Task data
-- -- --

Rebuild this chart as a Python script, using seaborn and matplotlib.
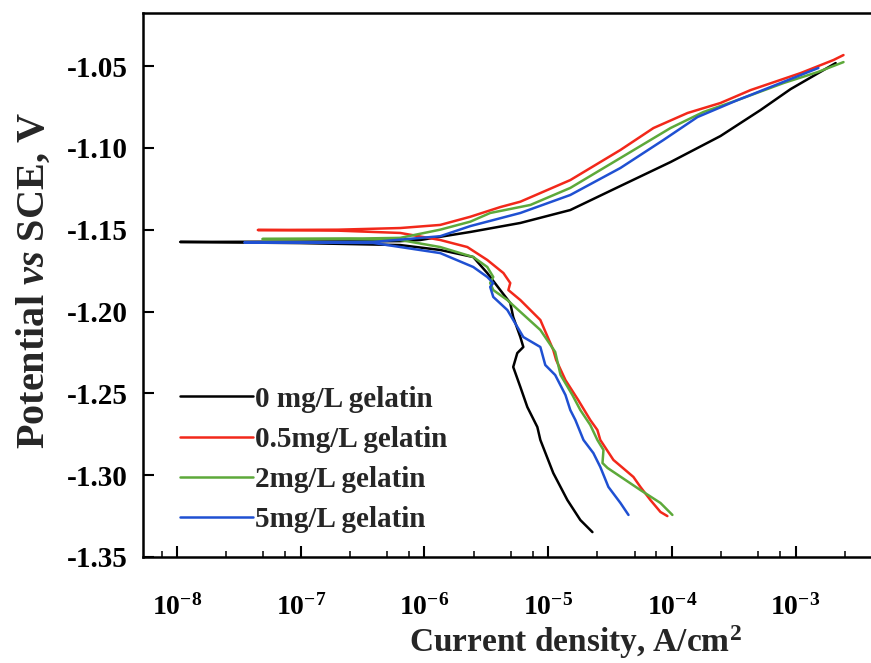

-- -- --

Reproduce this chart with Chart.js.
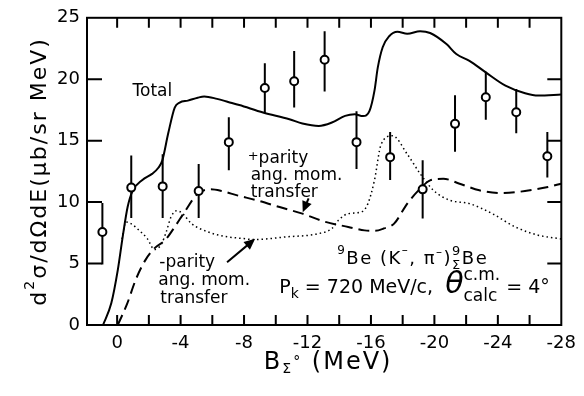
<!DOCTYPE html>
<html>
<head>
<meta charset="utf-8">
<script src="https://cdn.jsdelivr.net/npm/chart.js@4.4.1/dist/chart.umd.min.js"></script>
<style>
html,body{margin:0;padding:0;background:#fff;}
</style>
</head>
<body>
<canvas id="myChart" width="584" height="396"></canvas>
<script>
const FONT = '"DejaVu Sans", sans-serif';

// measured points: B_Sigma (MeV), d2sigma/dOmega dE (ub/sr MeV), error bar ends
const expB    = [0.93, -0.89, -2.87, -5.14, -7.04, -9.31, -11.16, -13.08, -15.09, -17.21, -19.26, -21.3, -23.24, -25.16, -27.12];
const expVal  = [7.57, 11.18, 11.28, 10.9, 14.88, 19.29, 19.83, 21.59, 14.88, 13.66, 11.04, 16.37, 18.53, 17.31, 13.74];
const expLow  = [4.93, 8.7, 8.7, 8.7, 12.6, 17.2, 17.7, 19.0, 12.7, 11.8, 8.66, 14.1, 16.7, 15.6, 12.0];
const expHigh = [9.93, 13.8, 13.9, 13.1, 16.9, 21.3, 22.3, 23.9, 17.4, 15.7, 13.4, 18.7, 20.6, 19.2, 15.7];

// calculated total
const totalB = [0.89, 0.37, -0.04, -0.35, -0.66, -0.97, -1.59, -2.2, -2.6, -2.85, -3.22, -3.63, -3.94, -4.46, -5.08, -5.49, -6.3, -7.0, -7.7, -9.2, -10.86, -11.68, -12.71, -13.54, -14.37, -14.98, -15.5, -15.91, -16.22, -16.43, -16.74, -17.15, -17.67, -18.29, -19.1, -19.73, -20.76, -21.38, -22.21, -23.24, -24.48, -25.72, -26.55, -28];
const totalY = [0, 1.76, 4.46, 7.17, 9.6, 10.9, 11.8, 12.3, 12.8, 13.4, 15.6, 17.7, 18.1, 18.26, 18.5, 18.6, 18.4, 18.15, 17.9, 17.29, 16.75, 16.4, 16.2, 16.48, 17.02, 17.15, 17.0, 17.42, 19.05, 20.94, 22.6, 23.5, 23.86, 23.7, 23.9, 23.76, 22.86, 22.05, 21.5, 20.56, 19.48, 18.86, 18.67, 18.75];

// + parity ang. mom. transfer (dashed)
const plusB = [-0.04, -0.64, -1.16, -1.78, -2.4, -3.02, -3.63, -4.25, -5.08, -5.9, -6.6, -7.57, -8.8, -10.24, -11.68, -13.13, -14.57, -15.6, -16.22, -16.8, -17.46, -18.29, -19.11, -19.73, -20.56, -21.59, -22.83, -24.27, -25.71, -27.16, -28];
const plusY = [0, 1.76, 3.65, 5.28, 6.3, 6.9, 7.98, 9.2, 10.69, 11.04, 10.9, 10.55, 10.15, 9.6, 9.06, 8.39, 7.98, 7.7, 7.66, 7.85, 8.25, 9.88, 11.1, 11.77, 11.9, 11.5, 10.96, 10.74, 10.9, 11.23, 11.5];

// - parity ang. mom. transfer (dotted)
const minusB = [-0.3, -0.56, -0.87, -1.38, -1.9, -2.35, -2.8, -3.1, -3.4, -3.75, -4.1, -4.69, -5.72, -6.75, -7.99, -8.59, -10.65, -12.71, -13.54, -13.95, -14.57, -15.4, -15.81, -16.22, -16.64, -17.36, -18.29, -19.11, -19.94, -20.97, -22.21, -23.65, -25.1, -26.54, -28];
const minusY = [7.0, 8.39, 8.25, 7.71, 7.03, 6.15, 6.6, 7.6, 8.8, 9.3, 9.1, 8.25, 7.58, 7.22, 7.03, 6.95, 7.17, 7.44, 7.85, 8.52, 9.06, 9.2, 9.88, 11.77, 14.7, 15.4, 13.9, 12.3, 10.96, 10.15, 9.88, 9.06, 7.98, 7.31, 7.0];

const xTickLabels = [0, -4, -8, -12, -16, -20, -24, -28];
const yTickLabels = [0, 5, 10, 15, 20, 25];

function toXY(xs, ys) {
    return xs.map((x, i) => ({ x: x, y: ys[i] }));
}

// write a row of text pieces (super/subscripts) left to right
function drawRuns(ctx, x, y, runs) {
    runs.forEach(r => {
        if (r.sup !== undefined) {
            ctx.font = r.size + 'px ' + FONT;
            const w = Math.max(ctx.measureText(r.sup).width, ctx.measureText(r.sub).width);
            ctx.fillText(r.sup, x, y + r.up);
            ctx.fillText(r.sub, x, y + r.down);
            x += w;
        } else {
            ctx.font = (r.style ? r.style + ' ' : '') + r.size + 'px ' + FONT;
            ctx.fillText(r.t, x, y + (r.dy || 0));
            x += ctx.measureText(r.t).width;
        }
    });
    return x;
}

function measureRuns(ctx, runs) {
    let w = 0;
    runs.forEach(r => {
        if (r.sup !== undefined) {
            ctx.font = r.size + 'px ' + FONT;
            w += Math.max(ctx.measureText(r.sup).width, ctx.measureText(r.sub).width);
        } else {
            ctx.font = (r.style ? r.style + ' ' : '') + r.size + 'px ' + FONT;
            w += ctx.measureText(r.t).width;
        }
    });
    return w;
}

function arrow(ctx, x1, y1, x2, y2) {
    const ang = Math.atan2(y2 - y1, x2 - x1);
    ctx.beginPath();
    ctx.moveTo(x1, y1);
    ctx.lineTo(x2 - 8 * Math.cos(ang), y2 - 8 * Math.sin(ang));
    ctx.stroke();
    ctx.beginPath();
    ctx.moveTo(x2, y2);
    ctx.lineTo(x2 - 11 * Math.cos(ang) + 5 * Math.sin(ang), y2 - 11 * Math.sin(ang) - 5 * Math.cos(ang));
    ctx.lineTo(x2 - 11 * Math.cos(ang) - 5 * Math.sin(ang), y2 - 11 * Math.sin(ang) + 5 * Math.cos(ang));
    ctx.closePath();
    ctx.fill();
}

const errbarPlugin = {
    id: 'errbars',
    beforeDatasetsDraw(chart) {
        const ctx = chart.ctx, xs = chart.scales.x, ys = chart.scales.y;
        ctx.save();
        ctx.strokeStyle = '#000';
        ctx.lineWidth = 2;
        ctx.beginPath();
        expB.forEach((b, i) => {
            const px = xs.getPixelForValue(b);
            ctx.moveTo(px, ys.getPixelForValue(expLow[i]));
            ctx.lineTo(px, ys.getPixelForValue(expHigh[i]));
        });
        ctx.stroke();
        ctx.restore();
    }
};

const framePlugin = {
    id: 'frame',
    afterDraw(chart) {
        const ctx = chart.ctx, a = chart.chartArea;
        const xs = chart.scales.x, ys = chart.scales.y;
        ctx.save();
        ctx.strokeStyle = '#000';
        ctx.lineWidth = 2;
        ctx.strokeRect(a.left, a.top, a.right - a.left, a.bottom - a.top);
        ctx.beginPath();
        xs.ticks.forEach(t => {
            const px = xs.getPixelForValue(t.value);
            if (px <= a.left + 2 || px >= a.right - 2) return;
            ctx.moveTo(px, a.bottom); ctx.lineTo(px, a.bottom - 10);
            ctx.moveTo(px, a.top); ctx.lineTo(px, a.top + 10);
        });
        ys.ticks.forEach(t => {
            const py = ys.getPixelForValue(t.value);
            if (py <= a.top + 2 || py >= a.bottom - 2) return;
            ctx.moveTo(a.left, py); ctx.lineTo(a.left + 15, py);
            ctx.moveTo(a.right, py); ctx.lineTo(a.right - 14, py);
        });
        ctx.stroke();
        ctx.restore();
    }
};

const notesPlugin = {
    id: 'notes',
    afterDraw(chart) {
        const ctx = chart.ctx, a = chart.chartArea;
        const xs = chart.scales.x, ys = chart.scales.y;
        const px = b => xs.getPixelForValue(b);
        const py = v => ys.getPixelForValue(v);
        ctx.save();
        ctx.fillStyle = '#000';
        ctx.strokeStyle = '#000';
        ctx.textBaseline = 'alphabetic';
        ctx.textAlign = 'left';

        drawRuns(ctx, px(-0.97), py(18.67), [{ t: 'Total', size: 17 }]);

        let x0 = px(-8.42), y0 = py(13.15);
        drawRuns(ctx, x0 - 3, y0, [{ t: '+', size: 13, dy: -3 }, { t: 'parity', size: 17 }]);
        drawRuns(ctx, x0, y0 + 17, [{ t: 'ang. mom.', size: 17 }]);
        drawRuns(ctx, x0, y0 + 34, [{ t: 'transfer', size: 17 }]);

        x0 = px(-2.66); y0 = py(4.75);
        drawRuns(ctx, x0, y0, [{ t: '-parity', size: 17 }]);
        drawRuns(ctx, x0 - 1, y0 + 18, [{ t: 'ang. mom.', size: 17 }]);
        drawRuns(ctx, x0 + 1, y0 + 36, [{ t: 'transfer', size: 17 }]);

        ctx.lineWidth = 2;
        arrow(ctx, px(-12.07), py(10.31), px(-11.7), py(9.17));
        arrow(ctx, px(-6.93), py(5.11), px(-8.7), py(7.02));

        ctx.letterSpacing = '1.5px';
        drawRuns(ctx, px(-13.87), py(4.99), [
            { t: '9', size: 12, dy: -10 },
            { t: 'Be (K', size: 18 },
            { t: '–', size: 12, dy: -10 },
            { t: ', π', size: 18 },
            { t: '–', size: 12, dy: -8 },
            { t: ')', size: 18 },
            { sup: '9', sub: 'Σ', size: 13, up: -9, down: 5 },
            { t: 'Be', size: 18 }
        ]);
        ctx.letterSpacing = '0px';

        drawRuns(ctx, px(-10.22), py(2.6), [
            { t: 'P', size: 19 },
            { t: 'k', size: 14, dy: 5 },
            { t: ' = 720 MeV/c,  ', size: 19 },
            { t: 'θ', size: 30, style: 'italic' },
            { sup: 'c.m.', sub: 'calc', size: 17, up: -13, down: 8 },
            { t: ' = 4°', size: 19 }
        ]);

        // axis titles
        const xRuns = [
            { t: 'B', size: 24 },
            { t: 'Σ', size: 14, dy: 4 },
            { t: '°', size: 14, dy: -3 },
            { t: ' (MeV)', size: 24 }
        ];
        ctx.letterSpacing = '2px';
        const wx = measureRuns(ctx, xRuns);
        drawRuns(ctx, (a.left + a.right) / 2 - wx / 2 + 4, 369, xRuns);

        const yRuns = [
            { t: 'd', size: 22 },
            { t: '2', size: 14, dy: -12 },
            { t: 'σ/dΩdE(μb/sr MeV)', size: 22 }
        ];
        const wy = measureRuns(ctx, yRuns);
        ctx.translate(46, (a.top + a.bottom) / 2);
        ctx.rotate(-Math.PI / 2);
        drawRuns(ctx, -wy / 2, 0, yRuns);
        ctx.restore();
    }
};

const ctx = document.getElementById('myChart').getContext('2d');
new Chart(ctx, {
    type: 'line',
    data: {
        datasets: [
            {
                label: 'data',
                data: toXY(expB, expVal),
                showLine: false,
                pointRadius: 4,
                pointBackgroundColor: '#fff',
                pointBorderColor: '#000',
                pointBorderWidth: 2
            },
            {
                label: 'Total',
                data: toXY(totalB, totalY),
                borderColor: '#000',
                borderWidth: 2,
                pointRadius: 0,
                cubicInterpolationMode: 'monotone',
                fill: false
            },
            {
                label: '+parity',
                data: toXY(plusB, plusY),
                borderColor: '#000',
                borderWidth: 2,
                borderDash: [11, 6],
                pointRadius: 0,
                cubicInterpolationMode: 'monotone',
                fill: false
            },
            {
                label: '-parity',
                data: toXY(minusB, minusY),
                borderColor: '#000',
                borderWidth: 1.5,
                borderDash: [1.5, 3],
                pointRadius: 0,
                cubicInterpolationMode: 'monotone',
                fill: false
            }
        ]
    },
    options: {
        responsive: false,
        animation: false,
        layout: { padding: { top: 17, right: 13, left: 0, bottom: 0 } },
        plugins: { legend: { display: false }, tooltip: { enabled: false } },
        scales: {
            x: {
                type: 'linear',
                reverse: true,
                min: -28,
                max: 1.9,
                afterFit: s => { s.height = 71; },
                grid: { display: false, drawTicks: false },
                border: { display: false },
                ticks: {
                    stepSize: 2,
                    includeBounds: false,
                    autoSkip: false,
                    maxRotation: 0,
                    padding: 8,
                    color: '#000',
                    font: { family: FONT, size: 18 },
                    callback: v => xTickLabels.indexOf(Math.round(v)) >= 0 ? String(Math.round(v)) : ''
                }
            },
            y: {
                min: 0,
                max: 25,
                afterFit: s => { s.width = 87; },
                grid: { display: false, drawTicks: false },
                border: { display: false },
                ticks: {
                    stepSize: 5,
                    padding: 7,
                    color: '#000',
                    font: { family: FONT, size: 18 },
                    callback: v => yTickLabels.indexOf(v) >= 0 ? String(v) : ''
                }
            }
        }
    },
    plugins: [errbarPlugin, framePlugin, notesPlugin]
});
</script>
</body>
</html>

-- -- --

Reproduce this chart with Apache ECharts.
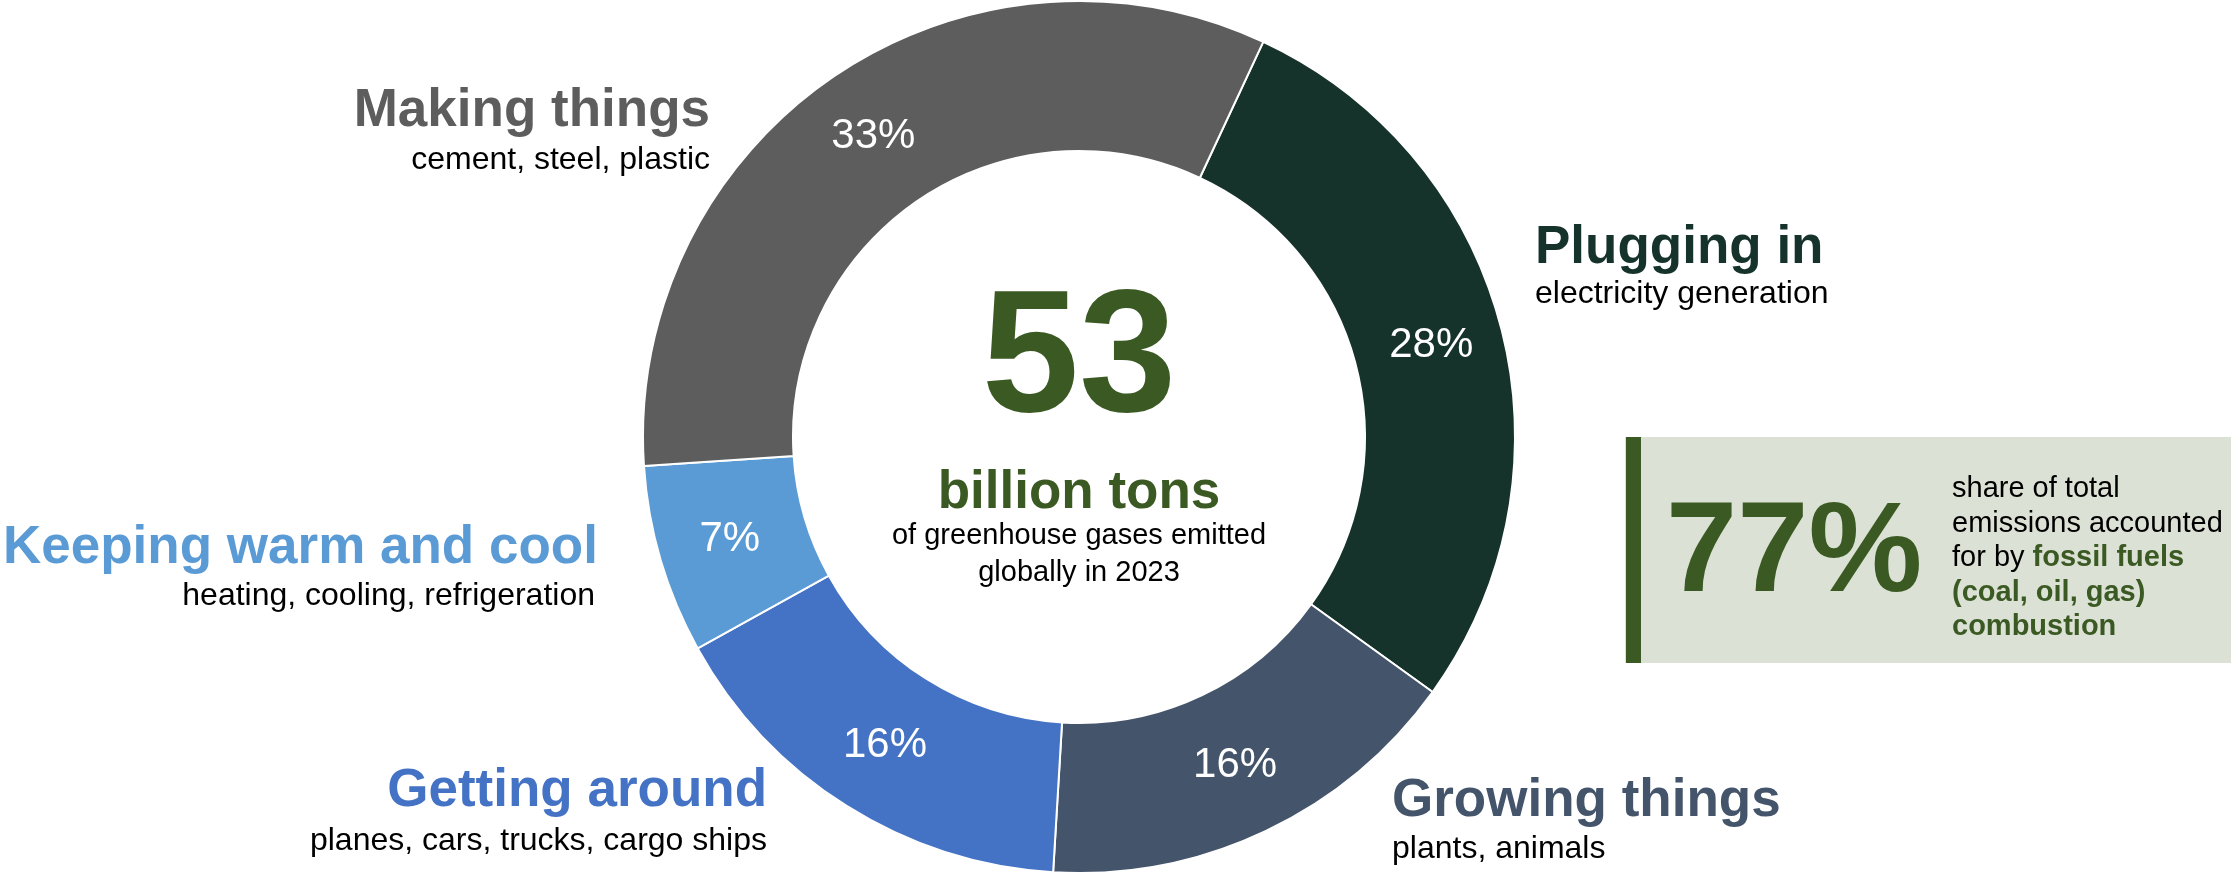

-- -- --

Problem requirements
What is the number of lines above that hold the string "Reproduce"? Answer with that number alone.

Exercise answer
2